+++ Record extracts

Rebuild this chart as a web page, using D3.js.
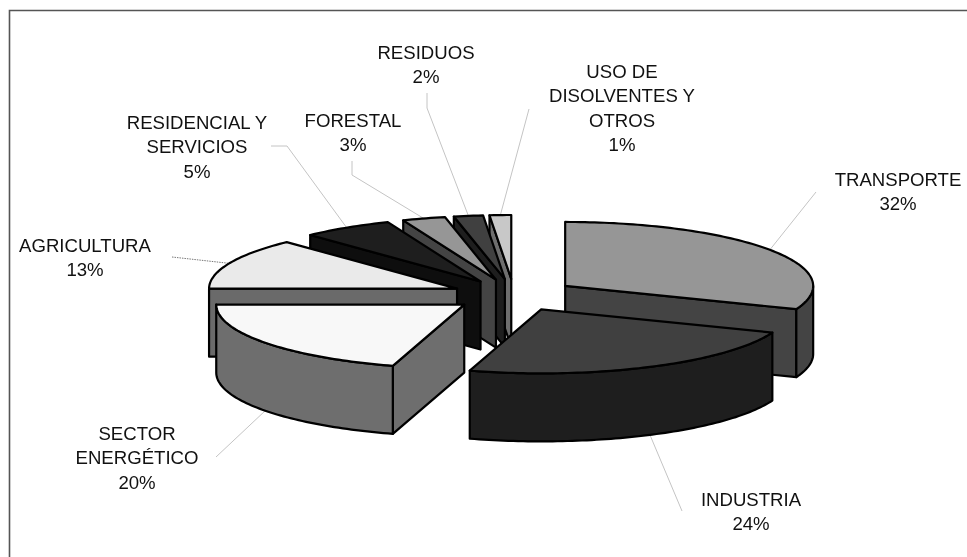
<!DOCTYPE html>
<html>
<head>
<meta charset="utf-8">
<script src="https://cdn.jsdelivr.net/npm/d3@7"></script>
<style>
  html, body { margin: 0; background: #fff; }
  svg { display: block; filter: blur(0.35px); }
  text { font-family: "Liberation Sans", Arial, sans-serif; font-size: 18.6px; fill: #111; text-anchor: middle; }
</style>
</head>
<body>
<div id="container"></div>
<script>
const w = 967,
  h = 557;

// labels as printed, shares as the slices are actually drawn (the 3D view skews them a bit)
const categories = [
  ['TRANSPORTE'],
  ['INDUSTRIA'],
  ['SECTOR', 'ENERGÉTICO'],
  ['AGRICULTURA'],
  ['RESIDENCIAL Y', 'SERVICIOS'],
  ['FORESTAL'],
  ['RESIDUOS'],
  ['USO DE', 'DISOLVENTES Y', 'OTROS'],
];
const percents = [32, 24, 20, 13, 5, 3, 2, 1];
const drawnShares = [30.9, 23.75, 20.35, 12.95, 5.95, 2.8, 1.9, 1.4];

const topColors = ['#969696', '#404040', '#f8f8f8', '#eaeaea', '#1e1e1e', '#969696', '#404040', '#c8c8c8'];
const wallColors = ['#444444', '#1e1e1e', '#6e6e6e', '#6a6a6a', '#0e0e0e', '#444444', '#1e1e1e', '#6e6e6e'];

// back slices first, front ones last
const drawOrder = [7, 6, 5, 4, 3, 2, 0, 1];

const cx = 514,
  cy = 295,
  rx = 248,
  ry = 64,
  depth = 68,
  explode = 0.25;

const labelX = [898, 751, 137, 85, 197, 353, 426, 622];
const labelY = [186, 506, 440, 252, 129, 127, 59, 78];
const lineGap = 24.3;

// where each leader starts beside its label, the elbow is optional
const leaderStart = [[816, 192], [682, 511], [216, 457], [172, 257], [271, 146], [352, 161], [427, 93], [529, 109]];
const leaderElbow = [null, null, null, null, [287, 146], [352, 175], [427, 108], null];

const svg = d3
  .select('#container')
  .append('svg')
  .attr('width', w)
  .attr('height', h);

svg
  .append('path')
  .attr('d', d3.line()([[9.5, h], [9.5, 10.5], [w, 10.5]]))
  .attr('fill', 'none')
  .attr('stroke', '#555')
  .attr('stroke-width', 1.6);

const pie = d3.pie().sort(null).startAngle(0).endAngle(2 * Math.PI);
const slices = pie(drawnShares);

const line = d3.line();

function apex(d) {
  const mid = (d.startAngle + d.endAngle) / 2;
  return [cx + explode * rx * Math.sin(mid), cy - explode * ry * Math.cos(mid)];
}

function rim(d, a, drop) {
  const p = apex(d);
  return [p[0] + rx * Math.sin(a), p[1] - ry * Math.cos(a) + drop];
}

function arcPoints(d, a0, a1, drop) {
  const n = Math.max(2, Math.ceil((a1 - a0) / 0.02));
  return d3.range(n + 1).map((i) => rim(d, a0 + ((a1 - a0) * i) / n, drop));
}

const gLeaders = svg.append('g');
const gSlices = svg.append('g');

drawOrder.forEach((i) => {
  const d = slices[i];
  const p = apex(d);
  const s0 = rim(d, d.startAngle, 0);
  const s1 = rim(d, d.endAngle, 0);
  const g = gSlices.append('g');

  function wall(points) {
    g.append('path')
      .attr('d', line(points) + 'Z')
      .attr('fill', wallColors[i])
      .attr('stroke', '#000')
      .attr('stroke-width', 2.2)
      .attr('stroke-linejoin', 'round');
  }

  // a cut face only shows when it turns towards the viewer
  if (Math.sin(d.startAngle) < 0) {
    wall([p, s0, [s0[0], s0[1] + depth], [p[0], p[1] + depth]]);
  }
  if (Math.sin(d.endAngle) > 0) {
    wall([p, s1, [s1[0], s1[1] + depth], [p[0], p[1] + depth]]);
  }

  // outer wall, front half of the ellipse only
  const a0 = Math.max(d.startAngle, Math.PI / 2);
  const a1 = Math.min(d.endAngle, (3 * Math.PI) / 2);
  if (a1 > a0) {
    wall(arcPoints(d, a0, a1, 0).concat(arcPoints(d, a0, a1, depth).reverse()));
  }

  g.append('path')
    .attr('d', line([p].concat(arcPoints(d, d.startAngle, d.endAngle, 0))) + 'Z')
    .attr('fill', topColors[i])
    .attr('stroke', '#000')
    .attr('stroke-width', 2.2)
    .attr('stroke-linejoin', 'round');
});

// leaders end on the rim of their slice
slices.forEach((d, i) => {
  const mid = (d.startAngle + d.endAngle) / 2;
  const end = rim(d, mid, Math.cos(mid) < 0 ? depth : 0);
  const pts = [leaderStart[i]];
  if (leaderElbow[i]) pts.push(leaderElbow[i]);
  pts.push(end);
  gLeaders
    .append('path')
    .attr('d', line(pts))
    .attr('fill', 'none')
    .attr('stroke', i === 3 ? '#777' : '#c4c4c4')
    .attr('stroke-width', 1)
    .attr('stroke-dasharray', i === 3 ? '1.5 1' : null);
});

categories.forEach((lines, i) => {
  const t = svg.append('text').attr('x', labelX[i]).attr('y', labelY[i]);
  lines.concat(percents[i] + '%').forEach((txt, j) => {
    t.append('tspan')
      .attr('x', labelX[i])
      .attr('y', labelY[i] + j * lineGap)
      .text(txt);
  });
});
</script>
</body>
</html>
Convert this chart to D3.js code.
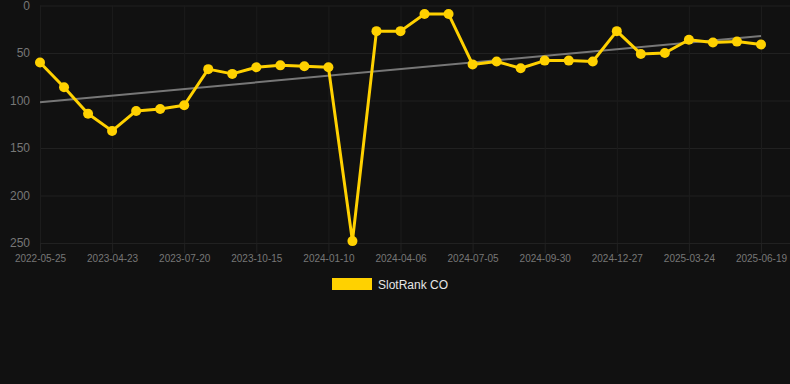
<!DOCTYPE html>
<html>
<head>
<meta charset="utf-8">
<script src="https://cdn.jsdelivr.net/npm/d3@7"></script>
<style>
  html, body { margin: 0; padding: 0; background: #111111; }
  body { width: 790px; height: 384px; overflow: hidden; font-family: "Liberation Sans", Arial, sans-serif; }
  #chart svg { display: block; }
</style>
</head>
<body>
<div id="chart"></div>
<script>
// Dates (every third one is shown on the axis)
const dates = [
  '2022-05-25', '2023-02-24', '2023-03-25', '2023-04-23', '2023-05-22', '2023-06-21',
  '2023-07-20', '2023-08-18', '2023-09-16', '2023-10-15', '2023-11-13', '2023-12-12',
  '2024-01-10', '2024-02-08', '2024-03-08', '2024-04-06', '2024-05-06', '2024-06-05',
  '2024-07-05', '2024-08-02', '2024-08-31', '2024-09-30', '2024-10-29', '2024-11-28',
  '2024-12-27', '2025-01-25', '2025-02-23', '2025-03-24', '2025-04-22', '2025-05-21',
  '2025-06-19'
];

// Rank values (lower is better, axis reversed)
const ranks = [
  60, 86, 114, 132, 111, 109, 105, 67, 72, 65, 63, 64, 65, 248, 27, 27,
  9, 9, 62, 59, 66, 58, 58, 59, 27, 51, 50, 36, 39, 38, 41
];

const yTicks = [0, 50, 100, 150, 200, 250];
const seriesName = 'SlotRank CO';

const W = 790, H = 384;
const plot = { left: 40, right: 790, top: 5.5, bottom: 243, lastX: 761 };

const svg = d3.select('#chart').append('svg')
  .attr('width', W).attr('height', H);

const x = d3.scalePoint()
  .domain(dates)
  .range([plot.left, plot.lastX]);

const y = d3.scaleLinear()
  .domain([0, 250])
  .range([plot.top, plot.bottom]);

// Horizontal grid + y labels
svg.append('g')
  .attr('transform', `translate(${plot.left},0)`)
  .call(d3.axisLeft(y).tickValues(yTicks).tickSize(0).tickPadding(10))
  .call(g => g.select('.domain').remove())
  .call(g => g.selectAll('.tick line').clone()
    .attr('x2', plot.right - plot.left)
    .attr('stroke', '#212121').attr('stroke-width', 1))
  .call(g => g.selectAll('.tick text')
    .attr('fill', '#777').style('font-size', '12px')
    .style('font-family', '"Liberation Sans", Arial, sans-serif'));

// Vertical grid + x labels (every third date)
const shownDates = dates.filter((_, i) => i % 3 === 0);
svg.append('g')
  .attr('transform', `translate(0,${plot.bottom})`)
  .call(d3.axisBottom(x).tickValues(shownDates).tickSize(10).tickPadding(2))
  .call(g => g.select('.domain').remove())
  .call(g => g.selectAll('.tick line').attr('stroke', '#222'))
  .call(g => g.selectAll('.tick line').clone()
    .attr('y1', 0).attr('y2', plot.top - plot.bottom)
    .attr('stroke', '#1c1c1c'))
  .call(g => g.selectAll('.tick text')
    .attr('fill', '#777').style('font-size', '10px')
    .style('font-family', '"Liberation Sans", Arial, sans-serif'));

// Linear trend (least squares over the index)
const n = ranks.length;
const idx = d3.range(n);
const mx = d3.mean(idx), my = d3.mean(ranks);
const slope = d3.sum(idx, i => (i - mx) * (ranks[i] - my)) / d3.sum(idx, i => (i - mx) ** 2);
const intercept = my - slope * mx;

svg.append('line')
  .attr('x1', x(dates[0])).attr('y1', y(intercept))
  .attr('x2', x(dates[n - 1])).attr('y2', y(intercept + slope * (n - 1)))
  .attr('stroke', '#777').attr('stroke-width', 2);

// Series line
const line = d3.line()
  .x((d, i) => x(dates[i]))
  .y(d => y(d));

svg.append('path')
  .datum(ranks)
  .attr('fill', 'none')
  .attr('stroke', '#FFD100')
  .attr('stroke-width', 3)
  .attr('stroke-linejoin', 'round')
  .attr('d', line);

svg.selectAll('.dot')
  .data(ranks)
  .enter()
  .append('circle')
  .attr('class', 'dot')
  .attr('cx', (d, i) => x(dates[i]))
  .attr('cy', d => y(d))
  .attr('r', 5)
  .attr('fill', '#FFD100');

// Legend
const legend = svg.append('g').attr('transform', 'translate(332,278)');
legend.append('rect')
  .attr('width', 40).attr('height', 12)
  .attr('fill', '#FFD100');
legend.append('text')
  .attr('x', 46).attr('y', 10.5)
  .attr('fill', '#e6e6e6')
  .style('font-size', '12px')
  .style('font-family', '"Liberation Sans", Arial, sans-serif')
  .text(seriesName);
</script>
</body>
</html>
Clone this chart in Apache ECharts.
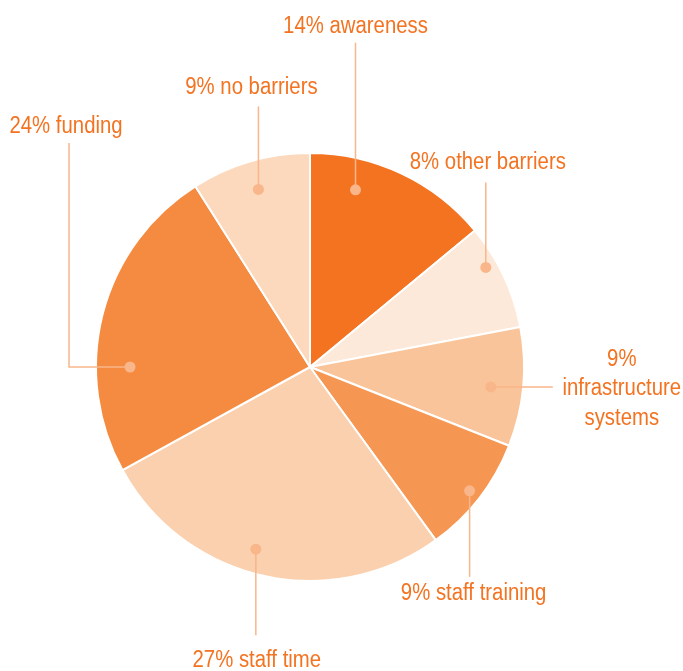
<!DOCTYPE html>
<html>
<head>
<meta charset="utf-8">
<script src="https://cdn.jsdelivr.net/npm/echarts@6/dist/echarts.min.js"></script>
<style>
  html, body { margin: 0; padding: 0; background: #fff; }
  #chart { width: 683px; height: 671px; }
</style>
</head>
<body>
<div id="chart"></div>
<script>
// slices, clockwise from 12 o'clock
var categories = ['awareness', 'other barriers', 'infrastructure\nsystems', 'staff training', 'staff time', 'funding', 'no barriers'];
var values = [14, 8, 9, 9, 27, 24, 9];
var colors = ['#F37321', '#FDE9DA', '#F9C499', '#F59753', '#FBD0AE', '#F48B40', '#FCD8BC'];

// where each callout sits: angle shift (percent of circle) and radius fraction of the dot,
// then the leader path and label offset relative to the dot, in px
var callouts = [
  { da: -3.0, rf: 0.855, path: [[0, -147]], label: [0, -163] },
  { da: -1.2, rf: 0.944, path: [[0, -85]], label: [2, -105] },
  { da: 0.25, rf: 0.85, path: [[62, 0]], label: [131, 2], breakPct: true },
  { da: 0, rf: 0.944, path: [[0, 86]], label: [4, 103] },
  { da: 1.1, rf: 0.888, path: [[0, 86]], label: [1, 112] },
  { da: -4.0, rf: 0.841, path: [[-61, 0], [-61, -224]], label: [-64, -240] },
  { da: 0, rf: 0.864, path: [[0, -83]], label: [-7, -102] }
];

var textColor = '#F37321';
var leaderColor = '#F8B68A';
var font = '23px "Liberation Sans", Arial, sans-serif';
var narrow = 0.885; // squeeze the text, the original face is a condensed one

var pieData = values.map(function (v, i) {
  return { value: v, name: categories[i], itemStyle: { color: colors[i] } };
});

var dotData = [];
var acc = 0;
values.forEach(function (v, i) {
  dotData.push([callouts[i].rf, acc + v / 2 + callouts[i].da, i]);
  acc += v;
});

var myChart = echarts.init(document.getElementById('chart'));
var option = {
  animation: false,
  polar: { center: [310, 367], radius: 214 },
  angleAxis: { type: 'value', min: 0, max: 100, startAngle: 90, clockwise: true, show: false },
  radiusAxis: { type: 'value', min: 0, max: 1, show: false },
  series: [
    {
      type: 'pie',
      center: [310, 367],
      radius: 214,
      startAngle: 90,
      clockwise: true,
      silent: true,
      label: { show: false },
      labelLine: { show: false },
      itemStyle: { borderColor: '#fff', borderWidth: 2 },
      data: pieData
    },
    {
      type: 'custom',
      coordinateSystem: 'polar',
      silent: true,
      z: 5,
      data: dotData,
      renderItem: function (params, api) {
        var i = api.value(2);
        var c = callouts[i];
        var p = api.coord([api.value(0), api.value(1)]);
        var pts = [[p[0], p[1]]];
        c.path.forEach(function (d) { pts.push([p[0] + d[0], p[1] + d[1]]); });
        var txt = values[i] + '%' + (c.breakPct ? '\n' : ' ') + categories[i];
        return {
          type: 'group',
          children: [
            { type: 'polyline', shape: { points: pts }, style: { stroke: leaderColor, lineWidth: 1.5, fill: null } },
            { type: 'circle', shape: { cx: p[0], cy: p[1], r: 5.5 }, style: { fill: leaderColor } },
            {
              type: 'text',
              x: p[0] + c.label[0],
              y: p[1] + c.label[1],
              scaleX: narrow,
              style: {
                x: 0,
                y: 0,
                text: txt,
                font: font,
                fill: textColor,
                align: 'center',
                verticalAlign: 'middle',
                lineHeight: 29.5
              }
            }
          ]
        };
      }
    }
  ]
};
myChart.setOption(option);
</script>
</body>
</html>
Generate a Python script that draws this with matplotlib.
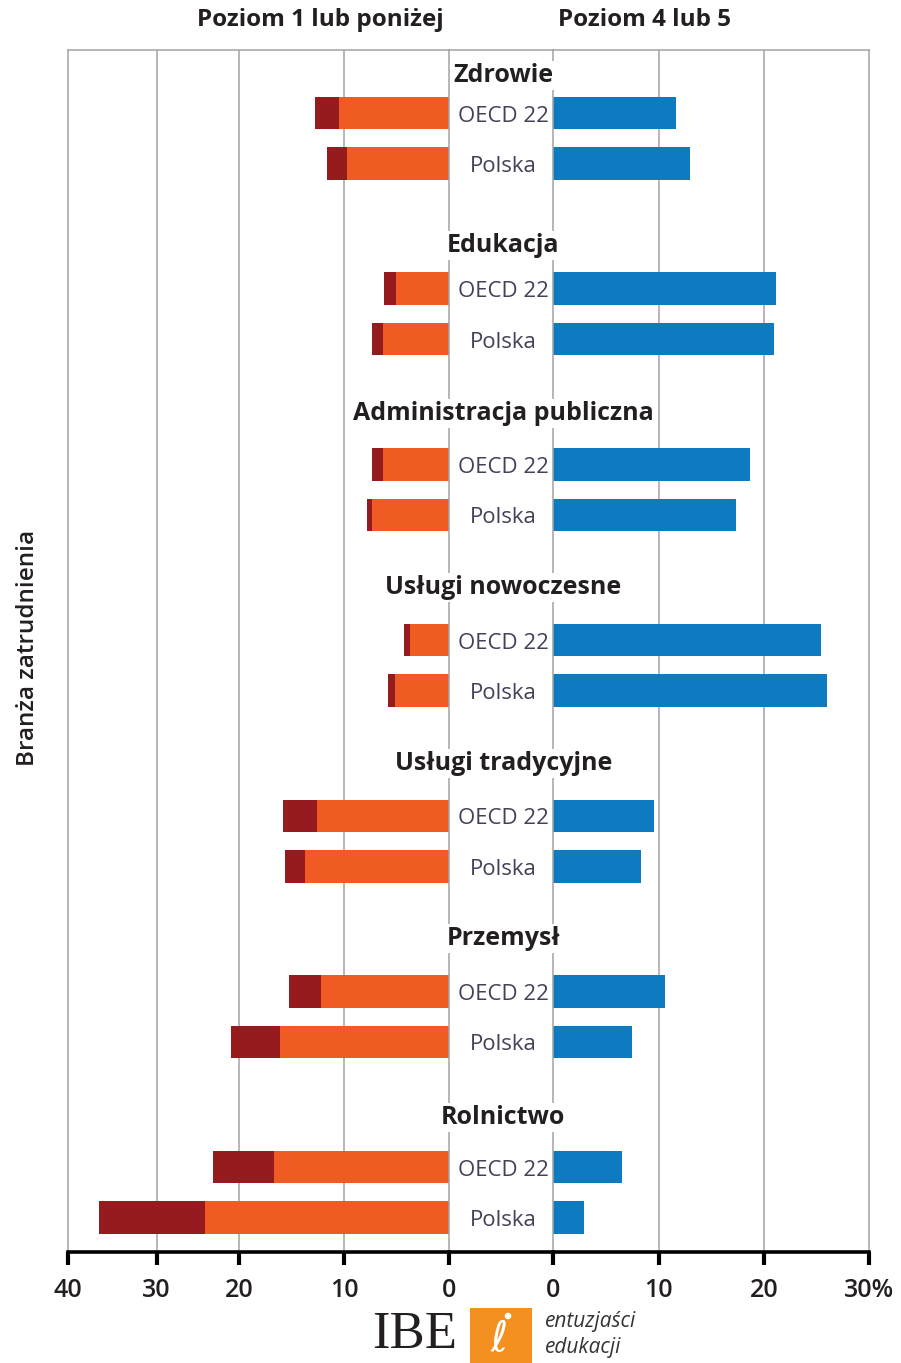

++++++

* Exercise details:
Pull every line containing the word "this" out of the material and copy it.

* Full response:
Rebuild this chart as a web page, using D3.js.
Convert this chart to D3.js code.
Clone this chart in Apache ECharts.
Generate a Python script that draws this with matplotlib.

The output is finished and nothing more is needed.